Dynamic programming (DP) is an algorithmic technique used for optimizing the calculation of recursive functions, based on the principle of dividing a problem into overlapping subproblems, solving each subproblem only once, and storing their solutions in a table for future reference. This approach is particularly useful in scenarios where many subproblems recur multiple times during the computation, such as in calculating the Fibonacci sequence, optimizing decision processes, or in algorithms for sequence alignment in bioinformatics. The key advantage of DP is its ability to transform exponential-time recursive algorithms into polynomial-time algorithms by trading computation for memory.

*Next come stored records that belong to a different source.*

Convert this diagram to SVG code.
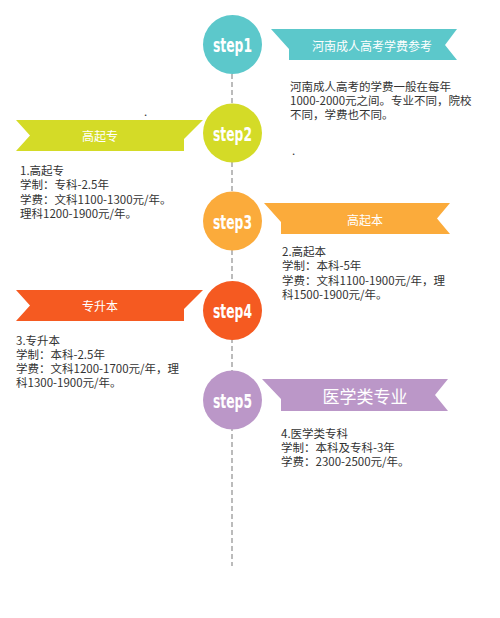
<svg xmlns="http://www.w3.org/2000/svg" width="500" height="618" viewBox="0 0 500 618">
<style>
.step{font-family:"DejaVu Sans Condensed","Liberation Sans",sans-serif;font-weight:bold;font-size:19px;fill:#fff;text-anchor:middle;dominant-baseline:central}
.rib{font-family:"Noto Sans CJK SC",sans-serif;font-size:12px;fill:#fff;text-anchor:middle;dominant-baseline:central}
.body{font-family:"Noto Sans CJK SC",sans-serif;font-size:11.5px;fill:#333}
.c1{fill:#5CC8CB}.c2{fill:#D4DB27}.c3{fill:#FBAB3B}.c4{fill:#F55A21}.c5{fill:#BB97C8}
</style>
<rect width="500" height="618" fill="#fff"/>
<g id="connectors">
<line x1="232" y1="74" x2="232" y2="566" stroke="#bbb" stroke-width="2" stroke-dasharray="5 3"/>
</g>
<g id="step1">
<circle cx="232.5" cy="44.5" r="29.5" class="c1"/>
<text x="232.5" y="45" class="step" textLength="39" lengthAdjust="spacingAndGlyphs">step1</text>
<polygon points="271,29 457,29 445,45 457,60 289,60 289,49" class="c1"/>
<text x="372" y="45" class="rib">河南成人高考学费参考</text>
<text class="body"><tspan x="290" y="91">河南成人高考的学费一般在每年</tspan><tspan x="290" y="105">1000-2000元之间。专业不同，院校</tspan><tspan x="290" y="119">不同，学费也不同。</tspan></text>
</g>
<g id="step2">
<circle cx="232.5" cy="133" r="29.5" class="c2"/>
<text x="232.5" y="133.5" class="step" textLength="39" lengthAdjust="spacingAndGlyphs">step2</text>
<polygon points="16,120 203,120 184,139 184,151 16,151 30,135.5" class="c2"/>
<text x="100" y="135" class="rib">高起专</text>
<text x="144" y="116" class="body">.</text>
<text x="292" y="155" class="body">.</text>
<text class="body"><tspan x="20" y="175">1.高起专</tspan><tspan x="20" y="189">学制：专科-2.5年</tspan><tspan x="20" y="203.5">学费：文科1100-1300元/年。</tspan><tspan x="20" y="218">理科1200-1900元/年。</tspan></text>
</g>
<g id="step3">
<circle cx="232.5" cy="221" r="29.5" class="c3"/>
<text x="232.5" y="221.5" class="step" textLength="39" lengthAdjust="spacingAndGlyphs">step3</text>
<polygon points="264,203 450,203 437,218.5 450,234 281,234 281,222" class="c3"/>
<text x="365" y="219" class="rib">高起本</text>
<text class="body"><tspan x="282" y="256">2.高起本</tspan><tspan x="282" y="270">学制：本科-5年</tspan><tspan x="282" y="285">学费：文科1100-1900元/年，理</tspan><tspan x="282" y="299">科1500-1900元/年。</tspan></text>
</g>
<g id="step4">
<circle cx="232.5" cy="310.5" r="29.5" class="c4"/>
<text x="232.5" y="311" class="step" textLength="39" lengthAdjust="spacingAndGlyphs">step4</text>
<polygon points="16,290 203,290 184,309 184,321 16,321 30,305.5" class="c4"/>
<text x="100" y="305" class="rib">专升本</text>
<text class="body"><tspan x="16" y="345">3.专升本</tspan><tspan x="16" y="359">学制：本科-2.5年</tspan><tspan x="16" y="373">学费：文科1200-1700元/年，理</tspan><tspan x="16" y="387">科1300-1900元/年。</tspan></text>
</g>
<g id="step5">
<circle cx="232.5" cy="400" r="29.5" class="c5"/>
<text x="232.5" y="400.5" class="step" textLength="39" lengthAdjust="spacingAndGlyphs">step5</text>
<polygon points="262,379 448,379 435,395 448,411 281,411 281,399" class="c5"/>
<text x="365" y="395" class="rib" style="font-size:17px">医学类专业</text>
<text class="body"><tspan x="281" y="438">4.医学类专科</tspan><tspan x="281" y="452">学制：本科及专科-3年</tspan><tspan x="281" y="466">学费：2300-2500元/年。</tspan></text>
</g>
</svg>
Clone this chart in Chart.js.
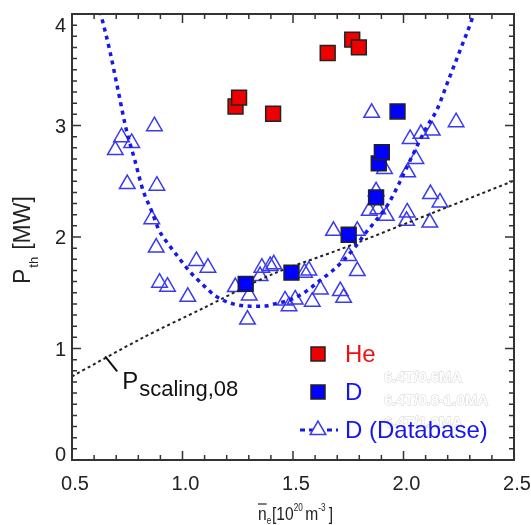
<!DOCTYPE html>
<html lang="en">

<head>
    <meta charset="UTF-8">
    <script src="https://cdn.jsdelivr.net/npm/chart.js"></script>
    <title>Pth x densidade</title>
    <style>
        html, body { margin: 0; padding: 0; background: #fff; }
        #grafico { display: block; }
    </style>
</head>

<body>
    <canvas id="grafico" width="531" height="525"></canvas>

    <script>
        // He (quadrados vermelhos)
        const heX = [1.240, 1.256, 1.410, 1.657, 1.768, 1.798]
        const heY = [3.17, 3.25, 3.105, 3.65, 3.77, 3.70]

        // D (quadrados azuis)
        const dX = [1.286, 1.493, 1.752, 1.876, 1.888, 1.902, 1.973]
        const dY = [1.58, 1.68, 2.02, 2.355, 2.66, 2.76, 3.126]

        // D (Database), triangulos
        const dbX = [0.696, 0.724, 0.770, 0.750, 0.873, 0.884, 0.861, 0.881, 0.896, 0.932,
            1.024, 1.063, 1.115, 1.239, 1.302, 1.294, 1.351, 1.359, 1.397, 1.413,
            1.464, 1.482, 1.510, 1.552, 1.572, 1.587, 1.624, 1.714, 1.729, 1.683,
            1.752, 1.791, 1.791, 1.845, 1.856, 1.876, 1.883, 1.922, 1.914, 2.017,
            2.014, 2.019, 2.030, 2.056, 2.079, 2.130, 2.122, 2.119, 2.165, 2.238]
        const dbY = [2.78, 2.895, 2.844, 2.475, 2.994, 2.46, 2.16, 1.905, 1.59, 1.554,
            1.464, 1.785, 1.725, 1.551, 1.476, 1.26, 1.65, 1.725, 1.74, 1.755,
            1.431, 1.38, 1.44, 1.68, 1.70, 1.42, 1.53, 1.515, 1.455, 2.055,
            1.83, 1.695, 2.055, 2.235, 3.114, 2.41, 2.25, 2.19, 2.61, 2.22,
            2.145, 2.58, 2.88, 2.70, 2.925, 2.955, 2.385, 2.13, 2.31, 3.03]

        // curva em U do database
        const curvaX = [0.618, 0.633, 0.670, 0.708, 0.746, 0.784, 0.821, 0.859, 0.894, 0.927,
            0.973, 1.033, 1.093, 1.154, 1.229, 1.305, 1.365, 1.426, 1.486, 1.550,
            1.622, 1.680, 1.728, 1.781, 1.826, 1.872, 1.932, 1.980, 2.038, 2.106,
            2.151, 2.204, 2.257, 2.311, 2.325]
        const curvaY = [4.10, 3.98, 3.68, 3.32, 2.96, 2.69, 2.42, 2.24, 2.06, 1.96,
            1.84, 1.69, 1.57, 1.465, 1.40, 1.38, 1.38, 1.405, 1.435, 1.50,
            1.61, 1.70, 1.79, 1.91, 2.03, 2.14, 2.30, 2.48, 2.72, 2.99,
            3.14, 3.41, 3.68, 3.96, 4.05]

        // P scaling,08
        const escalaX = [0.5, 0.819, 1.097, 1.405, 1.714, 2.022, 2.5]
        const escalaY = [0.75, 1.095, 1.365, 1.665, 1.89, 2.13, 2.505]

        const xTickValores = [0.5, 1.0, 1.5, 2.0, 2.5]
        const xTickLabels = ['0.5', '1.0', '1.5', '2.0', '2.5']
        const yTickValores = [0, 1, 2, 3, 4]
        const yTickLabels = ['0', '1', '2', '3', '4']

        const legendaTextos = ['He', 'D', 'D (Database)']
        const notasTextos = ['6.4T/0.6MA', '6.4T/0.8-1.0MA', '6.4T/1.2MA']

        const fonte = '"Liberation Sans", Arial, sans-serif'
        const azul = '#1616ee'
        const azulTri = '#3a3aee'

        function pares(xs, ys) {
            var lista = []
            for (var i = 0; i < xs.length; i++) {
                lista.push({ x: xs[i], y: ys[i] })
            }
            return lista
        }

        // eixos, ticks para dentro, legenda e textos
        const molduraPlugin = {
            id: 'moldura',
            afterDatasetsDraw(chart) {
                const ctx = chart.ctx
                const a = chart.chartArea
                const sx = chart.scales.x
                const sy = chart.scales.y
                ctx.save()

                ctx.strokeStyle = '#333'
                ctx.lineWidth = 1.5
                ctx.beginPath()
                for (let i = 5; i <= 25; i++) {
                    const px = sx.getPixelForValue(i / 10)
                    const len = i % 5 === 0 ? 9 : 5
                    ctx.moveTo(px, a.bottom); ctx.lineTo(px, a.bottom - len)
                    ctx.moveTo(px, a.top); ctx.lineTo(px, a.top + len)
                }
                for (let i = 0; i <= 40; i++) {
                    const py = sy.getPixelForValue(i / 10)
                    const len = i % 10 === 0 ? 9 : 5
                    ctx.moveTo(a.left, py); ctx.lineTo(a.left + len, py)
                    ctx.moveTo(a.right, py); ctx.lineTo(a.right - len, py)
                }
                ctx.stroke()

                ctx.lineWidth = 2
                ctx.strokeRect(a.left, a.top, a.right - a.left, a.bottom - a.top)

                // labels dos ticks
                ctx.fillStyle = '#222'
                ctx.font = '20px ' + fonte
                ctx.textAlign = 'center'
                ctx.textBaseline = 'alphabetic'
                for (let i = 0; i < xTickValores.length; i++) {
                    ctx.fillText(xTickLabels[i], sx.getPixelForValue(xTickValores[i]) + 3, a.bottom + 30)
                }
                ctx.textAlign = 'right'
                for (let i = 0; i < yTickValores.length; i++) {
                    let desl = 7
                    if (i === yTickValores.length - 1) desl = 18
                    if (i === 0) desl = 1
                    ctx.fillText(yTickLabels[i], a.left - 6, sy.getPixelForValue(yTickValores[i]) + desl)
                }
                ctx.textAlign = 'left'

                // titulo eixo y: P_th [MW]
                ctx.save()
                ctx.translate(30, 284)
                ctx.rotate(-Math.PI / 2)
                ctx.font = '23px ' + fonte
                ctx.fillText('P', 0, 0)
                let w = ctx.measureText('P').width
                ctx.font = '13px ' + fonte
                ctx.fillText('th', w + 1, 8)
                w += 1 + ctx.measureText('th').width + 7
                ctx.font = '23px ' + fonte
                ctx.fillText('[MW]', w, 0)
                ctx.restore()

                // titulo eixo x: n_e [10^20 m^-3], fonte estreita
                ctx.save()
                ctx.translate(258, 520)
                ctx.scale(0.82, 1)
                let tx = 0
                ctx.font = '19px ' + fonte
                ctx.fillText('n', tx, 0)
                let nw = ctx.measureText('n').width
                ctx.lineWidth = 1.3
                ctx.beginPath(); ctx.moveTo(tx, -16); ctx.lineTo(tx + nw, -16); ctx.stroke()
                tx += nw
                ctx.font = '10px ' + fonte
                ctx.fillText('e', tx, 4)
                tx += ctx.measureText('e').width + 1
                ctx.font = '19px ' + fonte
                ctx.fillText('[10', tx, 0)
                tx += ctx.measureText('[10').width
                ctx.font = '10px ' + fonte
                ctx.fillText('20', tx, -9)
                tx += ctx.measureText('20').width + 3
                ctx.font = '19px ' + fonte
                ctx.fillText('m', tx, 0)
                tx += ctx.measureText('m').width
                ctx.font = '10px ' + fonte
                ctx.fillText('-3', tx, -9)
                tx += ctx.measureText('-3').width + 4
                ctx.font = '19px ' + fonte
                ctx.fillText(']', tx, 0)
                ctx.restore()

                // anotacao P scaling,08
                const ax = sx.getPixelForValue(0.65)
                const ay = sy.getPixelForValue(0.93)
                ctx.strokeStyle = '#111'
                ctx.lineWidth = 2
                ctx.beginPath(); ctx.moveTo(ax, ay); ctx.lineTo(ax + 12, ay + 15); ctx.stroke()
                ctx.fillStyle = '#111'
                ctx.font = '24px ' + fonte
                ctx.fillText('P', ax + 17, ay + 33)
                const pw = ctx.measureText('P').width
                ctx.font = '22px ' + fonte
                ctx.fillText('scaling,08', ax + 18 + pw, ay + 40)

                // textos apagados
                ctx.font = 'bold 15px ' + fonte
                ctx.fillStyle = '#fff'
                ctx.strokeStyle = '#d4d4d4'
                ctx.lineWidth = 1
                for (let i = 0; i < notasTextos.length; i++) {
                    ctx.strokeText(notasTextos[i], 384, 382 + i * 22.5)
                    ctx.fillText(notasTextos[i], 384, 382 + i * 22.5)
                }

                // legenda
                const lx = 318
                const ly = [354, 392, 430]
                const cores = ['#ee1111', azul, azul]
                ctx.lineWidth = 1.5
                ctx.strokeStyle = '#222'
                ctx.fillStyle = '#ee0000'
                ctx.fillRect(lx - 7, ly[0] - 7, 14, 14); ctx.strokeRect(lx - 7, ly[0] - 7, 14, 14)
                ctx.fillStyle = '#0000ff'
                ctx.fillRect(lx - 7, ly[1] - 7, 14, 14); ctx.strokeRect(lx - 7, ly[1] - 7, 14, 14)
                ctx.strokeStyle = azul
                ctx.lineWidth = 3
                ctx.setLineDash([5, 4])
                ctx.beginPath(); ctx.moveTo(300, ly[2]); ctx.lineTo(338, ly[2]); ctx.stroke()
                ctx.setLineDash([])
                const r = 9
                ctx.beginPath()
                ctx.moveTo(lx, ly[2] - r)
                ctx.lineTo(lx + r * 0.866, ly[2] + r / 2)
                ctx.lineTo(lx - r * 0.866, ly[2] + r / 2)
                ctx.closePath()
                ctx.fillStyle = '#fff'
                ctx.fill()
                ctx.strokeStyle = azulTri
                ctx.lineWidth = 1.5
                ctx.stroke()

                ctx.font = '24px ' + fonte
                ctx.textBaseline = 'middle'
                for (let i = 0; i < legendaTextos.length; i++) {
                    ctx.fillStyle = cores[i]
                    ctx.fillText(legendaTextos[i], 345, ly[i] + 1)
                }

                ctx.restore()
            }
        }

        const config = {
            type: 'scatter',
            data: {
                datasets: [
                    {
                        label: 'He',
                        data: pares(heX, heY),
                        pointStyle: 'rect',
                        pointRadius: 10.5,
                        backgroundColor: '#ee0000',
                        borderColor: '#222',
                        borderWidth: 1.5,
                        order: 1
                    },
                    {
                        label: 'D',
                        data: pares(dX, dY),
                        pointStyle: 'rect',
                        pointRadius: 10.5,
                        backgroundColor: '#0000ff',
                        borderColor: '#222',
                        borderWidth: 1.5,
                        order: 2
                    },
                    {
                        label: 'curva',
                        data: pares(curvaX, curvaY),
                        showLine: true,
                        pointRadius: 0,
                        borderColor: azul,
                        borderWidth: 3.5,
                        borderDash: [4, 4.5],
                        cubicInterpolationMode: 'monotone',
                        order: 3
                    },
                    {
                        label: 'P scaling,08',
                        data: pares(escalaX, escalaY),
                        showLine: true,
                        pointRadius: 0,
                        borderColor: '#222',
                        borderWidth: 2,
                        borderDash: [3, 3],
                        tension: 0.3,
                        order: 4
                    },
                    {
                        label: 'D (Database)',
                        data: pares(dbX, dbY),
                        pointStyle: 'triangle',
                        pointRadius: 9,
                        backgroundColor: 'rgba(0,0,0,0)',
                        borderColor: azulTri,
                        borderWidth: 1.5,
                        order: 5
                    }
                ]
            },
            options: {
                responsive: false,
                animation: false,
                devicePixelRatio: 1,
                layout: {
                    padding: { left: 72, right: 17, top: 14, bottom: 65 }
                },
                plugins: {
                    legend: { display: false },
                    tooltip: { enabled: false }
                },
                scales: {
                    x: { type: 'linear', min: 0.5, max: 2.5, display: false },
                    y: { type: 'linear', min: 0, max: 4, display: false }
                }
            },
            plugins: [molduraPlugin]
        }

        var grafico = new Chart(document.getElementById('grafico'), config)
    </script>
</body>

</html>
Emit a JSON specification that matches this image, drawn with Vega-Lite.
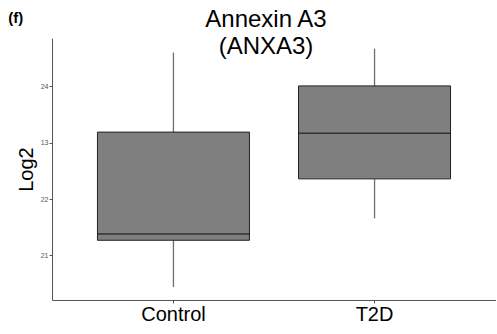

Historical overview: The term "dynamic programming" was coined by Richard Bellman in the 1950s to describe the process of solving problems where one needs to find the best decisions one after another. Bellman aimed to avoid scrutiny by giving his method a name that was deliberately ambiguous. The concept gained popularity quickly as it proved to be a powerful tool for various optimization problems and in the development of efficient algorithms.

Key contributors: Richard Bellman is the principal figure associated with the development of dynamic programming. His foundational work laid the groundwork for its application across various fields including operations research, economics, and computer science. His efforts in establishing the theory and practice of dynamic programming have made it a critical component of many areas in both theoretical and applied disciplines.